I think she has learnt to expect everyone else to sort things out for her and if you keep doing it she will never have to do it for herself so there is no incentive for her to try.

Thistly · 29/10/2019 08:00

Sounds like your mum is really in a pickle without your dad. It must be so hard for you. I recommend contacting your local carers’ association for support. They will give you practical advice and and opportunity to express how you are feeling.

Good luck with the consultant appt today. Hope you get good news.

YouJustDoYou · 29/10/2019 08:10

Is the main issue that she expects you to take her to the hospital every day for visiting? Your posts are very long

If you can't even be arsed to read op's posts why on earth bother replying? Ffs.

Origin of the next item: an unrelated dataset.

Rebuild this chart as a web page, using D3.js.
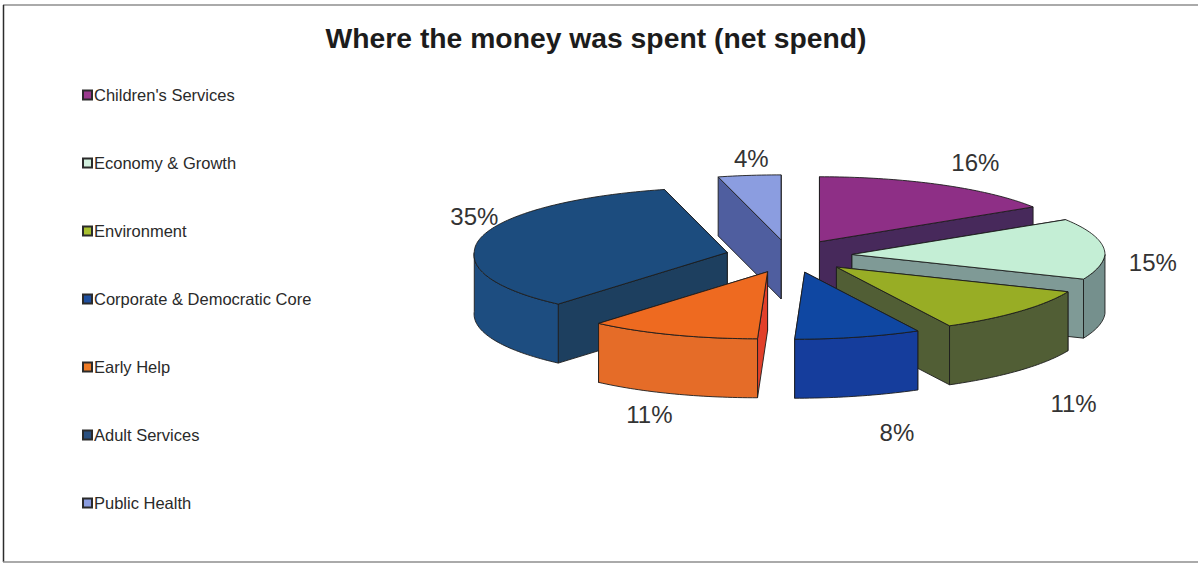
<!DOCTYPE html>
<html>
<head>
<meta charset="utf-8">
<style>
  html, body { margin: 0; padding: 0; background: #fff; }
  svg { display: block; }
  text { font-family: "Liberation Sans", Arial, sans-serif; }
</style>
<script src="https://d3js.org/d3.v7.min.js"></script>
</head>
<body>
<svg id="chart" width="1198" height="563"></svg>
<script>
// Net spend by service area, in drawing order around the pie.
const categories = ["Children's Services", "Economy & Growth", "Environment",
  "Corporate & Democratic Core", "Early Help", "Adult Services", "Public Health"];
const shares = [16, 15, 11, 8, 11, 35, 4];

// Fill colours per category: top face, cut faces, outer rim.
const topColours = ["#8e2f86", "#c4eed5", "#98ad25", "#0f47a2", "#ee6a20", "#1c4c7e", "#8b9de0"];
const cutColours = ["#47295b", "#7f9a96", "#515e35", "#143a98", "#e2402a", "#1d3f5f", "#4f5e9f"];
const rimColours = ["#47295b", "#75908d", "#515e35", "#153d9c", "#e56c28", "#1d4d80", "#4f5e9f"];
const swatchColours = ["#9a3a8e", "#d2f0de", "#a8c030", "#1f4f9e", "#ee7a25", "#2a5080", "#8b9de0"];

// Painter's order: slices further back are drawn first.
const paintOrder = [6, 0, 5, 1, 2, 4, 3];

// Label nudges from each slice's rim midpoint.
const labelNudge = [[34, -22], [49, 14], [54, 92], [39, 95], [-23, 80], [-6, -22], [2, -17]];

const svg = d3.select("#chart");

// Page frame, open on the right.
const frame = svg.append("g").attr("fill", "none");
frame.append("line").attr("x1", 3).attr("x2", 1198).attr("y1", 5).attr("y2", 5)
  .attr("stroke", "#8e8e8e").attr("stroke-width", 1.5);
frame.append("line").attr("x1", 3.5).attr("x2", 3.5).attr("y1", 5).attr("y2", 562)
  .attr("stroke", "#2c2c2c").attr("stroke-width", 1.5);
frame.append("line").attr("x1", 3).attr("x2", 1198).attr("y1", 562).attr("y2", 562)
  .attr("stroke", "#8e8e8e").attr("stroke-width", 1.5);

svg.append("text")
  .attr("x", 596).attr("y", 48)
  .attr("text-anchor", "middle")
  .attr("font-size", 28.3).attr("font-weight", "bold").attr("fill", "#1c1c1c")
  .text("Where the money was spent (net spend)");

// Legend column.
const legendY = d3.scalePoint().domain(categories).range([95, 503]);
const legend = svg.append("g").selectAll("g").data(categories).join("g")
  .attr("transform", d => `translate(0,${legendY(d)})`);
legend.append("rect")
  .attr("x", 83).attr("y", -4.5).attr("width", 9).attr("height", 9)
  .attr("fill", (d, i) => swatchColours[i])
  .attr("stroke", "#2b2b2b").attr("stroke-width", 2);
legend.append("text")
  .attr("x", 94).attr("y", 5.5)
  .attr("font-size", 16.5).attr("fill", "#2a2a2a")
  .text(d => d);

// Tilted-pie projection: planar pie coordinates to screen coordinates.
// The near half of the ellipse is drawn a little deeper than the far half.
const radius = 253, explode = 0.25, depth = 59, shear = 0.15;
const centre = { x: 789, y: 256 };
const unitX = d3.scaleLinear().domain([-1, 1]).range([-radius, radius]);
const unitY = d3.scaleLinear().domain([-1, 0, 1]).range([67, 0, -65]);

const slices = d3.pie().value(d => d).sort(null)(shares);

function apexOf(s) {
  const mid = (s.startAngle + s.endAngle) / 2;
  return {
    x: centre.x + explode * unitX(Math.sin(mid)),
    y: centre.y + explode * unitY(Math.cos(mid))
  };
}
// Point on a slice's rim; the near half of the pie leans slightly left.
function rimPoint(s, a) {
  const apex = apexOf(s);
  const dy = unitY(Math.cos(a));
  return [apex.x + unitX(Math.sin(a)) - shear * Math.max(0, dy), apex.y + dy];
}
function rimPoints(s, from, to) {
  const n = Math.max(2, Math.ceil((to - from) / 0.02));
  return d3.range(n + 1).map(k => rimPoint(s, from + (to - from) * k / n));
}
const path = d3.line().curve(d3.curveLinear);
const drop = pts => pts.map(([x, y]) => [x, y + depth]).reverse();

const pieGroup = svg.append("g")
  .attr("stroke", "#1d1d1d").attr("stroke-width", 0.9).attr("stroke-linejoin", "round");

paintOrder.forEach(i => {
  const s = slices[i];
  const apex = apexOf(s);
  const a0 = [apex.x, apex.y];
  const g = pieGroup.append("g");

  // Cut faces, rear one first.
  [s.startAngle, s.endAngle]
    .map(a => ({ a, p: rimPoint(s, a) }))
    .sort((u, v) => u.p[1] - v.p[1])
    .forEach(({ p }) => {
      const edge = [a0, p];
      g.append("path").attr("d", path([...edge, ...drop(edge)]) + "Z").attr("fill", cutColours[i]);
    });

  // Outer rim, only where it faces the viewer.
  const from = Math.max(s.startAngle, Math.PI / 2);
  const to = Math.min(s.endAngle, 3 * Math.PI / 2);
  if (to > from) {
    const arc = rimPoints(s, from, to);
    g.append("path").attr("d", path([...arc, ...drop(arc)]) + "Z").attr("fill", rimColours[i]);
  }

  // Top face.
  g.append("path")
    .attr("d", path([a0, ...rimPoints(s, s.startAngle, s.endAngle)]) + "Z")
    .attr("fill", topColours[i]);
});

// Percentage labels beside each slice.
svg.append("g").selectAll("text").data(slices).join("text")
  .attr("x", (s, i) => rimPoint(s, (s.startAngle + s.endAngle) / 2)[0] + labelNudge[i][0])
  .attr("y", (s, i) => rimPoint(s, (s.startAngle + s.endAngle) / 2)[1] + labelNudge[i][1])
  .attr("dy", "0.35em")
  .attr("text-anchor", "middle")
  .attr("font-size", 24).attr("fill", "#333")
  .text(s => `${s.value}%`);
</script>
</body>
</html>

Op, I really.feel for you. We had to deal with this with my grandmother. Used to a life of being looked after, of everyone running around after her and fixing all her many, many stupid actions (running up credit card debt on clothes, shoes, bags etc that she never used because she just had to have the handbag, just had to have those shoes - she had never bothered learning to budget and was very vain and thought she deserved a lifestyle she couldn't afford and got angry when everyone else was left to deal.with the consequences). We loved her dearly, but none of us could afford the petrol half the time to get to her when she wanted driving somewhere (she bought a house in the middle.of nowhere because she "needed a house with a garden and 5 rooms" even though she couldn't do the stairs and couldn't clean it so expected us to do it for her). She wouldn't take advice. Refused to make cutbacks. Refused care. Refused buses because she was a snob. There's no easy solution. When they're stubborn/manipulative (which your mum sounds like, deliberately saying things to make you feel bad), what can you do??

RedElephants · 29/10/2019 08:13

Nextphonesontbesamsung
"Your posts are very long"......so what!! Hmm
The op needs somewhere to ask for ideas/help, if some one on here can share their experience and offer advice, that's fine..

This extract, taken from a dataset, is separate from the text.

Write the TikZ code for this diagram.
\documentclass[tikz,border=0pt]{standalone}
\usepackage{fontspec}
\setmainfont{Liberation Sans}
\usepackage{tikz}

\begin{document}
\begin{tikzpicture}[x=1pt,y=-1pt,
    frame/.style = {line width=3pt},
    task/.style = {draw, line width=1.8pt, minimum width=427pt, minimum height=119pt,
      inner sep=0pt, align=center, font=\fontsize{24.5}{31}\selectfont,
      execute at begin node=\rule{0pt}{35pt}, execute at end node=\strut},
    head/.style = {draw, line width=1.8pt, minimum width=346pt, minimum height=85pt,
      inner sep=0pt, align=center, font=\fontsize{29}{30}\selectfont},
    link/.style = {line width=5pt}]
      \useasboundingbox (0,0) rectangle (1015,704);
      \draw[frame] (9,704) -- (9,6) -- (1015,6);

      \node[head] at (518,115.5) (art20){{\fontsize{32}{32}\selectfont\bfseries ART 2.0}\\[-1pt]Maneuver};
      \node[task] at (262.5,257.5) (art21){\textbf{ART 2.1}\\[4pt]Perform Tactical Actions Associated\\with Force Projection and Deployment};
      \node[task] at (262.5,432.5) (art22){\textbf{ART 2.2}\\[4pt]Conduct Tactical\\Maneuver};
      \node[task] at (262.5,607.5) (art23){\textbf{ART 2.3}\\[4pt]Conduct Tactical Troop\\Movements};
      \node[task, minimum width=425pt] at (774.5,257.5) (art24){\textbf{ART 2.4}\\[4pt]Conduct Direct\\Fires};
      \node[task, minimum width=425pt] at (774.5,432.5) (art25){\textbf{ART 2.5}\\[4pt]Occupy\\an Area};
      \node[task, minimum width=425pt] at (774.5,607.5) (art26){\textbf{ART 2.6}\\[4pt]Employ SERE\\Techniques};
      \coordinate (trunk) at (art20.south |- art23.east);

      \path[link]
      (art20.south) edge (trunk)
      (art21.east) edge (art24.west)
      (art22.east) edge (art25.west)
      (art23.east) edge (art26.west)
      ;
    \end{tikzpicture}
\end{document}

Op going through something similar myself, haven't got much experience/advice to give unfortunately..
just a virtual hand hold here.

jessycake · 29/10/2019 08:14

Although I understand how you feel , your mum is older than I imagined from your first post . She could well have early signs dementia because it often goes unnoticed until a crisis happens . Both my mum and mum in law had it and this rings many bells . They may well have relied heavily on each other and you don't notice the little things as we didn't with my parents . I don't think you are terrible daughters but , I don't think your mum is being calculatingly awkward and you are going to have to find a balance between insisting on some things she doesn't like for the good of all of you, and cutting her some slack . I have to say from experience this will be a rocky road ,good luck and I hope your dad does make a good recovery x

Foslady · 29/10/2019 08:26

@jessycake we have wondered too re early dementia after the last few weeks.......
Going to try and get in touch with Age Concern and the local Carers Association (thank you to PP’s who have suggested this).
I think it will be a reassessing day today, and theN look to move forward (It’s not helping me being full of cold so not wanting to go on the ward at the moment.).
I think long term we may end up trying to find a home that can accommodate both of them at this rate - sell the house and fund care so we know they are both looked after and mum isn’t lonely or feeling guilty about being apart from dad.

But that decision is for another day.